### Your goal
Do any lines in the data below contain "diagram"? If so, copy every one of them.

### Data provided
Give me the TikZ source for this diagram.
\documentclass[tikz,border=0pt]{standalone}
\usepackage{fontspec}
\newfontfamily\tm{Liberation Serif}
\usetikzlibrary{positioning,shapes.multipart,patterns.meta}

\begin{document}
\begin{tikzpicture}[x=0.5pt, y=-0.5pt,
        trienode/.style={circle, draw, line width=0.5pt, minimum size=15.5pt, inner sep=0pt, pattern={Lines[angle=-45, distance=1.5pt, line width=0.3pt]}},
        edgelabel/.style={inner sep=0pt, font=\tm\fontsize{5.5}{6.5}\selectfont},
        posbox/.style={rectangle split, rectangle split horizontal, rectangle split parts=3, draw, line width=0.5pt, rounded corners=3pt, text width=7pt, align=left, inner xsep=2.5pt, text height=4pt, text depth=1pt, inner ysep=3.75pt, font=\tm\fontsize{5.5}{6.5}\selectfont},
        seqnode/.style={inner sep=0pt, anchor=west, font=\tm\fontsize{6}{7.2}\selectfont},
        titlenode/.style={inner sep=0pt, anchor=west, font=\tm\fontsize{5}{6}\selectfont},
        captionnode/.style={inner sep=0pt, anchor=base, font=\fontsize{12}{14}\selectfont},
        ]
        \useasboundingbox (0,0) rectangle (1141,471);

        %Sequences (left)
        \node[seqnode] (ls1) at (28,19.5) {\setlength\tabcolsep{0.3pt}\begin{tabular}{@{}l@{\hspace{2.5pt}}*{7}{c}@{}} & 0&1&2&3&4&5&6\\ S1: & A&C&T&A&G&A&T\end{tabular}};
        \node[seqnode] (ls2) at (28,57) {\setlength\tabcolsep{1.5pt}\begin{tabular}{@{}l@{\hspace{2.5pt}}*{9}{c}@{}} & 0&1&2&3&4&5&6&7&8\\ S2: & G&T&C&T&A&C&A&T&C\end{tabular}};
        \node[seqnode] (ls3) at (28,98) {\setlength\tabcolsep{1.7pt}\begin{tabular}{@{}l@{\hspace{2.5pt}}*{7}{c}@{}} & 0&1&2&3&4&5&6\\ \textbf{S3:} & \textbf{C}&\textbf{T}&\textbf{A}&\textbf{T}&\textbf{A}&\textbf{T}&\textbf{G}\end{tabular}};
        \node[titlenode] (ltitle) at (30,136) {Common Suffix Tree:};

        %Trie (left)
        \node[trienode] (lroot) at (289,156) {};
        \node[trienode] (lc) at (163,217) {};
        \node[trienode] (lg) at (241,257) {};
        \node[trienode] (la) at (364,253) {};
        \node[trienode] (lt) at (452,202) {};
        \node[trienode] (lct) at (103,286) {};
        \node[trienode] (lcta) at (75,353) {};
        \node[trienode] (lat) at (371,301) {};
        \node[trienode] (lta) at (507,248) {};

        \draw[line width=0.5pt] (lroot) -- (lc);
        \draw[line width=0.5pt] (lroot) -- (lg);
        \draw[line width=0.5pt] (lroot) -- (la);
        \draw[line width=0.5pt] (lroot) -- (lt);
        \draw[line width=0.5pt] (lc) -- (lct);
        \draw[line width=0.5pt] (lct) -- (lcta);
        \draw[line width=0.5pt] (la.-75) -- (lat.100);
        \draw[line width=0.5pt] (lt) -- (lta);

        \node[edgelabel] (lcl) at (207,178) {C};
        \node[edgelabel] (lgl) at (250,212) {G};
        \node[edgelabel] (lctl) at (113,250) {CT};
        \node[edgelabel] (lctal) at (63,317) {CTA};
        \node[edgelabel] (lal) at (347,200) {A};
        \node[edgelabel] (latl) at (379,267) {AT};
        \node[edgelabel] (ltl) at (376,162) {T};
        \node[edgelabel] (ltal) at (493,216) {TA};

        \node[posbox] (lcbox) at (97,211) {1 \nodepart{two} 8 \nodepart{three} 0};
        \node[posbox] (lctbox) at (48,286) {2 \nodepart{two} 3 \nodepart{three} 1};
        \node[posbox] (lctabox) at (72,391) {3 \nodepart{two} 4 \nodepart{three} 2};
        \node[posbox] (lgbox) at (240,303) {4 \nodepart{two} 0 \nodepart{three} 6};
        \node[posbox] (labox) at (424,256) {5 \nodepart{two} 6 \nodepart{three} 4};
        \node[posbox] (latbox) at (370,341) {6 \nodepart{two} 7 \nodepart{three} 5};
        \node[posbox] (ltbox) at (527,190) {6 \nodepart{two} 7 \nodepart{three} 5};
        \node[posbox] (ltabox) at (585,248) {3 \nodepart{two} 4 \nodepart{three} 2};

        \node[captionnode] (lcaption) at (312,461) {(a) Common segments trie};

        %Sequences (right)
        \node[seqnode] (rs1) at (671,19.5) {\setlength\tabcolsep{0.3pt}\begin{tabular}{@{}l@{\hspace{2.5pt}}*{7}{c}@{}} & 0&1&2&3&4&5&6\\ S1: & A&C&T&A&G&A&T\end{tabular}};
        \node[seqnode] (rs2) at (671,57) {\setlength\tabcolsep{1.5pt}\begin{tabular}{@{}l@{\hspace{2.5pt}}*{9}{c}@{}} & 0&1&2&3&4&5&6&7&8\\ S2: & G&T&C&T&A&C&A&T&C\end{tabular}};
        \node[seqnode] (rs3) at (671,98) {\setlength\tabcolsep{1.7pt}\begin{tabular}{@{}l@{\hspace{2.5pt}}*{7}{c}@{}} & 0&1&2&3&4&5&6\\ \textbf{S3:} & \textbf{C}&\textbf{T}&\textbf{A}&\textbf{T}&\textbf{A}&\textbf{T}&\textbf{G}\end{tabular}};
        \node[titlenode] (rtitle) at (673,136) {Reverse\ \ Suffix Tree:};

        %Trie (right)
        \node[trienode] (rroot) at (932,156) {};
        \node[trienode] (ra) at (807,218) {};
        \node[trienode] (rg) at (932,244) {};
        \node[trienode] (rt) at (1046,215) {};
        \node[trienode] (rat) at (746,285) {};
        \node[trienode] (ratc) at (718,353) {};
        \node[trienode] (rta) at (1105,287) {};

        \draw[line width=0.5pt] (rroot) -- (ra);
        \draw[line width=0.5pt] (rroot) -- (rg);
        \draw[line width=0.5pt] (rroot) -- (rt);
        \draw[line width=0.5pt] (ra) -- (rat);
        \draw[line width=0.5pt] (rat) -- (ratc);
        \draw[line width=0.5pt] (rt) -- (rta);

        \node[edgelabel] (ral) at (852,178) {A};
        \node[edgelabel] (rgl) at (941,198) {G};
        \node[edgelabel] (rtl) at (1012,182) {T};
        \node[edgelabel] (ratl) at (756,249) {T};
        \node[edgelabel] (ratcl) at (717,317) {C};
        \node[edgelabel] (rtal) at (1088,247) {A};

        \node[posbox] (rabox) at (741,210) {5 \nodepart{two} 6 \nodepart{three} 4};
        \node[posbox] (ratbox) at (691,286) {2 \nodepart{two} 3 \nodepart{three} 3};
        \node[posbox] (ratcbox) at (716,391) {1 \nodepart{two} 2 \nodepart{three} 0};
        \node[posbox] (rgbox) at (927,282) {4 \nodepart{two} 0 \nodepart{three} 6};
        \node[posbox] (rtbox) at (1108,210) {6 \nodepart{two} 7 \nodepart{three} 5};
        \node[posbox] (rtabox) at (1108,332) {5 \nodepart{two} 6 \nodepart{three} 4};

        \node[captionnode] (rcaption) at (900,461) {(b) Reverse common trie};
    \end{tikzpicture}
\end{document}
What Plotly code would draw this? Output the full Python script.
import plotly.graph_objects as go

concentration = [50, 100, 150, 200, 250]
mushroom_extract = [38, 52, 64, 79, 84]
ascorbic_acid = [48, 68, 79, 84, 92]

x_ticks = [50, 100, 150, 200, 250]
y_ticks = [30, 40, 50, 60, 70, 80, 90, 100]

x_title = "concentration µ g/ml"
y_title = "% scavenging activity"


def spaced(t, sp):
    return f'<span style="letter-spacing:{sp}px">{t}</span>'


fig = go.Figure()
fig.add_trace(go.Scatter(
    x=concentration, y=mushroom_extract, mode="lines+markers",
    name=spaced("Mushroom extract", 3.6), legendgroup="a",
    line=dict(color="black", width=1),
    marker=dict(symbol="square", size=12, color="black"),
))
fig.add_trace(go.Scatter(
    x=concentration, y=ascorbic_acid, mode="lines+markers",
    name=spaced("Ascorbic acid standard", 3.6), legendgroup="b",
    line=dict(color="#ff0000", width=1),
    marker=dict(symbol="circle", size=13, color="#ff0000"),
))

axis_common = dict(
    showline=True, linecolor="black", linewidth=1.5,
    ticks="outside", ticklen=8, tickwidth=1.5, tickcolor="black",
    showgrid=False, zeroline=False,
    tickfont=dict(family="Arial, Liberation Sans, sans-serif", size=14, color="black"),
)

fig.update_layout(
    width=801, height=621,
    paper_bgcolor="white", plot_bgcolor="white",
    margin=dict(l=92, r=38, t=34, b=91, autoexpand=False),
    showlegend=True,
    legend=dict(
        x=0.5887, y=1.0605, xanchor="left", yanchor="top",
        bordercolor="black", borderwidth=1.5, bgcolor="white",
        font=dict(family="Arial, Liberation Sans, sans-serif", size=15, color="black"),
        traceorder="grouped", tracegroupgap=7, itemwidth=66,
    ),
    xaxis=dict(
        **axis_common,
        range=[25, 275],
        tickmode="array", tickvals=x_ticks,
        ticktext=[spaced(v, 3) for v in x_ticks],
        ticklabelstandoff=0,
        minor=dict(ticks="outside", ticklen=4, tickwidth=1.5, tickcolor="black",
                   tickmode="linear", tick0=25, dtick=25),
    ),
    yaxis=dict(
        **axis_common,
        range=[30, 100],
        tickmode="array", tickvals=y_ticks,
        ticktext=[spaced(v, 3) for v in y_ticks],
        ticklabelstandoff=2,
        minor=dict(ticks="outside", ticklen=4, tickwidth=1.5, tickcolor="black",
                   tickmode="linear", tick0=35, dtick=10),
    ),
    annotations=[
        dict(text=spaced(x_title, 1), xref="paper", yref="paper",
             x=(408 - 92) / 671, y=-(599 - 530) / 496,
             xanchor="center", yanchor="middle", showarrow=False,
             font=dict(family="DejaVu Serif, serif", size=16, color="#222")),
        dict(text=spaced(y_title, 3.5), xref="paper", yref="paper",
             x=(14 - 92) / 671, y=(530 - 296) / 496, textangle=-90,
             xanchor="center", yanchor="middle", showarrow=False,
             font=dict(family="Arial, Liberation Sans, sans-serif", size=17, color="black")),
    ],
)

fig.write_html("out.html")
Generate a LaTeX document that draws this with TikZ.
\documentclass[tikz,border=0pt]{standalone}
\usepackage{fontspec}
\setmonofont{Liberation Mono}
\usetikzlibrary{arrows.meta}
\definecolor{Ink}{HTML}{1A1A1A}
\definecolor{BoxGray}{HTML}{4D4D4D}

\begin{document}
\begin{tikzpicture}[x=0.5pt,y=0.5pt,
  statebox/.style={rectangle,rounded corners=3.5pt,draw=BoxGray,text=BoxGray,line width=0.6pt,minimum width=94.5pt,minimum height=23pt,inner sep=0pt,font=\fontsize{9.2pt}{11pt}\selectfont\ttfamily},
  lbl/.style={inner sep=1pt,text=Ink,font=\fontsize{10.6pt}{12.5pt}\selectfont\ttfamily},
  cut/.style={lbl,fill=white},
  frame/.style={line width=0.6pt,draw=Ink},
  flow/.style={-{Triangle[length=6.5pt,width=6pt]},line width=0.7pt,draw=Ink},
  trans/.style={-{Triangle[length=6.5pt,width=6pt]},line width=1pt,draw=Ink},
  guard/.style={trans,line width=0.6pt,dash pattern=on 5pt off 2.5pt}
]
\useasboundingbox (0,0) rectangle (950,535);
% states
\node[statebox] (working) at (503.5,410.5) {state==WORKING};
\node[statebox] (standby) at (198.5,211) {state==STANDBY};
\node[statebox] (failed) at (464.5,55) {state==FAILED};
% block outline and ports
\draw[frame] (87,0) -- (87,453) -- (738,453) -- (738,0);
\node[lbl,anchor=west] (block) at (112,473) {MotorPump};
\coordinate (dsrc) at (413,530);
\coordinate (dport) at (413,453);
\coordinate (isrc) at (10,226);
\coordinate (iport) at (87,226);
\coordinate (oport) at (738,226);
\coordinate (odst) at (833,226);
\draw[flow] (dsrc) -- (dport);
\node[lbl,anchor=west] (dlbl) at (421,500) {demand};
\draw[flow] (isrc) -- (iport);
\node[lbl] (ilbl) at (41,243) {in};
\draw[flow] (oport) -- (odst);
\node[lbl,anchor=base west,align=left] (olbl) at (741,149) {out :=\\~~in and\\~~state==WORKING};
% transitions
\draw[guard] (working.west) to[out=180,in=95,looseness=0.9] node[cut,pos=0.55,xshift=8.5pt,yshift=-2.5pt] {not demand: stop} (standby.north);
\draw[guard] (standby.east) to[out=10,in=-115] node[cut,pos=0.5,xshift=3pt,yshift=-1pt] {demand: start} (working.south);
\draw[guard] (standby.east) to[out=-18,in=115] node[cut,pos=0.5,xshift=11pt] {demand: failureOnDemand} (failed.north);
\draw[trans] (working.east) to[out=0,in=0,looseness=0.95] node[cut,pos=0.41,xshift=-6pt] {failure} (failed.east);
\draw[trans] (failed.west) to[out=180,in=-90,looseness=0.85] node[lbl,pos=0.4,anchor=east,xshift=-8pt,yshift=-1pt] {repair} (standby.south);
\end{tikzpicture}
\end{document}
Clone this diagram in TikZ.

### Reply to the exercise
Give me the TikZ source for this diagram.
Clone this diagram in TikZ.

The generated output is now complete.